- Directed by: Steven Woodcock
- Written by: Steven Woodcock
- Starring: Barbara Marten Andrina Carroll Andrew Dunn
- Cinematography: Gordon Hickie
- Release date: 2004;
- Running time: 92 minutes

= Between Two Women (2000 film) =

Between Two Women is a 2004 historical film by British writer-director Steven Woodcock. It tells the story of Ellen, a factory worker's wife trapped in an unhappy marriage amidst the grime and industrial noise of northern England.

==Plot==
Working class Ellen (Barbara Marten) makes friends with her young son's middle-class schoolteacher, Kathy, also known as Miss Thompson (Andrina Carroll). As the two bond over Ellen's son Victor's outstanding talent for drawing, a relationship blossoms between the two women. Ellen's husband constantly criticises Ellen and Victor, and their relationship is shown to be hostile and abusive. Ellen's husband, a mill worker, cannot see the value of the art Victor creates and is distrustful of his wife. He is also hurt and embarrassed when a piece of Victor's work sells for almost as much as he earns from his monthly wage. Ultimately, with no warning, Kathy moves away – but writes to Ellen. They meet and admit their feelings for one another.

Ellen's marriage with her husband completely breaks down, and the latter moves out of the family home. Calmer than he had been, he states that she is still his wife and he will still come home to visit. The film ends with Ellen and Victor taking a train to meet Kathy, implying hope for the future.

==Style==
The stifling social conventions of the 1950s are at the root of the movie's poetic and very understated style.
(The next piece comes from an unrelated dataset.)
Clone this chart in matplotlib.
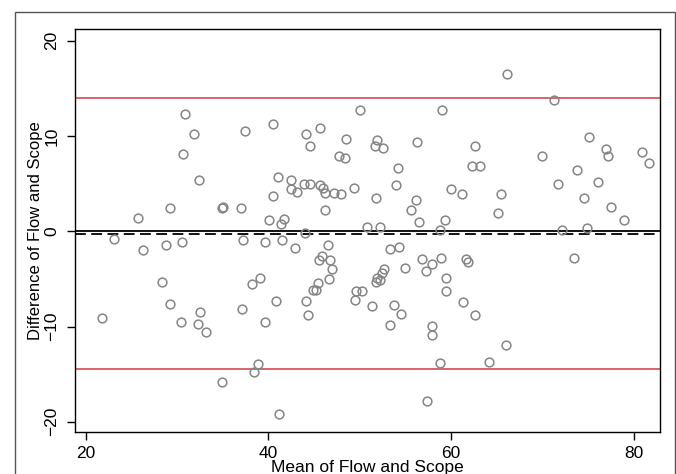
import matplotlib
matplotlib.use("Agg")
import matplotlib.pyplot as plt
from matplotlib.patches import Rectangle

plt.rcParams['font.family'] = ['Liberation Sans', 'DejaVu Sans']

# mean of the two methods (x) and their difference (y)
mean_vals = [66.1, 71.28, 30.85, 50.05, 58.96, 40.52, 45.69, 37.44, 44.08, 31.80,
             75.12, 48.44, 51.90, 56.26, 44.55, 51.66, 52.56, 62.61, 76.92, 80.95,
             77.16, 30.66, 47.68, 48.39, 69.95, 81.71, 54.17, 62.32, 63.18, 73.79,
             41.00, 32.37, 42.51, 76.07, 71.66, 43.93, 44.60, 45.64, 53.98, 45.92,
             49.38, 42.51, 60.00, 46.16, 43.17, 47.20, 47.91, 61.18, 65.45, 40.52,
             51.80, 74.55, 56.21, 77.49, 29.24, 35.02, 34.93, 36.97, 46.16, 55.59,
             65.17, 25.69, 40.05, 41.66, 41.33, 56.49, 59.29, 78.91, 50.76, 52.18,
             72.13, 74.93, 58.77, 44.03, 23.08, 37.20, 41.47, 30.57, 39.67, 26.26,
             28.77, 42.89, 46.54, 53.32, 54.27, 45.88, 45.55, 46.73, 56.78, 58.86,
             61.61, 61.90, 73.46, 57.91, 46.97, 54.93, 52.65, 57.20, 52.46, 59.43,
             39.05, 51.94, 46.64, 51.75, 52.23, 38.25, 45.45, 28.39, 44.93, 45.26,
             49.57, 50.19, 59.43, 49.48, 40.81, 44.12, 29.24, 61.28, 51.33, 53.70,
             37.06, 32.46, 54.55, 44.31, 62.61, 21.75, 30.38, 39.67, 32.27, 53.32,
             57.96, 33.18, 57.96, 66.02, 64.12, 58.77, 38.82, 38.39, 34.93, 57.39,
             41.18]
diff_vals = [16.46, 13.73, 12.33, 12.71, 12.71, 11.24, 10.79, 10.51, 10.16, 10.16,
             9.88, 9.70, 9.53, 9.32, 8.97, 8.97, 8.76, 8.97, 8.62, 8.30,
             7.95, 8.06, 7.85, 7.67, 7.88, 7.15, 6.65, 6.87, 6.87, 6.48,
             5.74, 5.36, 5.36, 5.18, 5.01, 4.94, 5.01, 4.90, 4.90, 4.55,
             4.55, 4.45, 4.45, 4.06, 4.10, 3.99, 3.92, 3.92, 3.92, 3.71,
             3.54, 3.54, 3.33, 2.56, 2.45, 2.59, 2.49, 2.45, 2.28, 2.28,
             1.89, 1.44, 1.16, 1.26, 0.81, 0.98, 1.16, 1.16, 0.42, 0.42,
             0.18, 0.32, 0.11, -0.14, -0.77, -0.95, -0.88, -1.09, -1.12, -1.93,
             -1.40, -1.75, -1.40, -1.86, -1.68, -2.59, -2.98, -3.01, -2.94, -2.77,
             -2.91, -3.22, -2.77, -3.43, -3.96, -3.85, -3.99, -4.13, -4.38, -4.87,
             -4.87, -4.87, -4.97, -5.29, -5.15, -5.50, -5.39, -5.36, -6.13, -6.13,
             -6.23, -6.27, -6.27, -7.25, -7.36, -7.36, -7.64, -7.46, -7.88, -7.71,
             -8.20, -8.48, -8.65, -8.83, -8.83, -9.11, -9.49, -9.49, -9.74, -9.81,
             -9.91, -10.58, -10.86, -11.94, -13.70, -13.87, -13.91, -14.78, -15.87, -17.79,
             -19.16]

mean_diff = -0.25
upper_loa = 14.0
lower_loa = -14.47

fig = plt.figure(figsize=(6.76, 4.74), dpi=100)
ax = fig.add_axes([0.1108, 0.088, 0.8651, 0.8502])

# outer graph-region frame
fig.patches.append(Rectangle((15 / 676, -0.05), 660 / 676, 1.05 - 12.3 / 474,
                             transform=fig.transFigure, fill=False,
                             edgecolor='#555555', linewidth=1.0))

ax.axhline(upper_loa, color='#d9646e', linewidth=1.4, zorder=1)
ax.axhline(lower_loa, color='#d9646e', linewidth=1.4, zorder=1)
ax.axhline(0, color='black', linewidth=1.3, zorder=2)
ax.axhline(mean_diff, color='black', linewidth=1.3, linestyle=(0, (6, 3)), zorder=2)

ax.plot(mean_vals, diff_vals, linestyle='none', marker='o', markersize=6.3,
        markerfacecolor='none', markeredgecolor='#858585', markeredgewidth=1.1, zorder=3)

ax.set_xlim(18.8, 82.85)
ax.set_ylim(-21.1, 21.2)
ax.set_xticks([20, 40, 60, 80])
ax.set_yticks([-20, -10, 0, 10, 20])
ax.tick_params(axis='both', direction='out', length=6, width=1, labelsize=12.5)
ax.tick_params(axis='x', pad=4)
ax.tick_params(axis='y', pad=5)
for lab in ax.get_yticklabels():
    lab.set_rotation(90)
    lab.set_va('center')

for s in ax.spines.values():
    s.set_linewidth(1.0)

ax.set_xlabel('Mean of Flow and Scope', fontsize=12.5, labelpad=-1)
ax.set_ylabel('Difference of Flow and Scope', fontsize=12, labelpad=1)

fig.savefig('out.png', dpi=100)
In the DVD documentary The Making of Between Two Women (only on UK DVD) Steven Woodcock says that Miss Thompson was originally intended to be a man but he couldn't get the story to work. He claims not to have based the story of the two women on anything that happened to him in real life but that it came as a flash of inspiration when he woke up one morning.

The movie is in the tradition of the British northern-set kitchen sink drama and is a homage to the British New Wave of the late 1950s and early 1960s, being filmed in the same naturalistic way, drawing on Cinéma vérité and using entirely real locations. The main difference is that the theme of a lesbian relationship across the class divide in a gritty working class setting would have been unlikely to be acceptable in the 50s.

==Background and production==
The movie was shot mostly in and around Huddersfield and Rochdale during the summer and autumn of 1999. The film won Best Feature Film Award at the Hollywood-backed New York Lesbian & Gay Film Festival soon after release. It has been screened in Hollywood at the Directors Guild of America. It has been shown on British TV more than 250 times.

Despite a British setting and cast, the film was released on DVD by Image Entertainment in America before the UK, to some good reviews in Variety and the Los Angeles Times.

==US vs UK versions==
The Region 2 UK version (79 mins) is shorter than the Region 1 US version (93 mins) and is the preferred version of the director. The UK version also contains the behind-the-scenes documentaries, giving nearly an hour of extras with the trailer.

The second documentary on the UK DVD is about deleted scenes and in it Woodcock explains why he remastered the movie in 2005 and cut it back by about 15 minutes for the 2006 British release. He advises he thought these scenes of interaction between the two women worked in the novel but slowed the story down on screen. The documentary also shows complete scenes and parts of scenes that were filmed but not included in either the US or UK versions of the movie.

Ellen's son Victor was played by Edward Woodcock, the director's son in real life.